The IGCC concept has a natural advantage over conventional combustion tech­nologies in the removal of mercury. Removal to over 90% from synthesis gas has been demonstrated at Eastman Chemical Company’s coal-to-chemicals facility in Kingsport, Tennessee, since 1983 using technology developed and used as standard for natural gas applications (Trapp 2001). In fact, only difficulties with measure­ment in the ppb range have prevented a determination whether even higher removal efficiencies are achieved or not. Certainly no product contamination has ever been detected. Against this is the continued recognition that “no single technology has been proven that can uniformly control mercury from power plant flue gas emissions in a cost-effective manner” (U. S. Department of Energy 2003). In a recent investiga­tion into the costs of mercury removal from flue gas, EPRI estimated the costs of 90% sulfur removal at U. S.$2.80 to $3.30 per MWh (Chang 2001). Rutkowski, Klett, and Maxwell (2002) have compared this with the application of sulfur- impregnated activated carbon beds, as in the Eastman plant to a 250 MWe IGCC configuration. The resulting cost obtained was U. S.$0,254 per MWh.

An additional aspect to consider is the clear destination of the mercury on removal from syngas with activated carbon whereas research is still in progress to determine the fate of mercury removed from flue gas by various techniques. In conventional coal-fired power stations equipped with flue gas scrubbing, there is concern that mercury may end up in the gypsum wallboard, Portland cement, or manufactured aggregates that are produced. This issue is being addressed in leach — ability studies on a broad range of solid by-products and wastes (Schwalb, Withum, and Statnick 2002). Final clarity on this issue is unlikely, however, until commercial introduction of mercury capture.

Arsenic. Arsenic is currently not regulated as an emission, although there is increas­ing concern about it.

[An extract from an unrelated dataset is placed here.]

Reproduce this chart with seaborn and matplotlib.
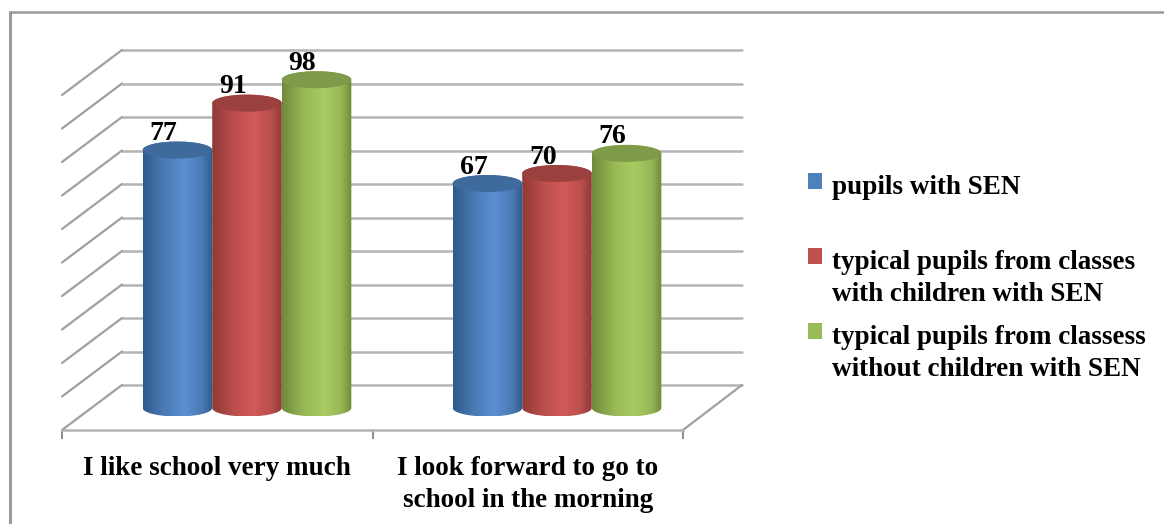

Arsenic is only present in coals and mainly in those coals that have a high pyrite content. Under reducing conditions, compounds of these elements are volatile and are entrained in the gas of slagging gasifiers. When fuel gas treating is applied, compounds of these elements will eventually gather in the water treatment plant and end up in the settler/filter cake of the flocculation section that has to be considered as chemical waste. Alternatively, where raw gas shift is applied, it will deposit on the catalyst. In the case of flue gas treating, the nonvolatile As203 will deposit in any filter or end up in the gypsum.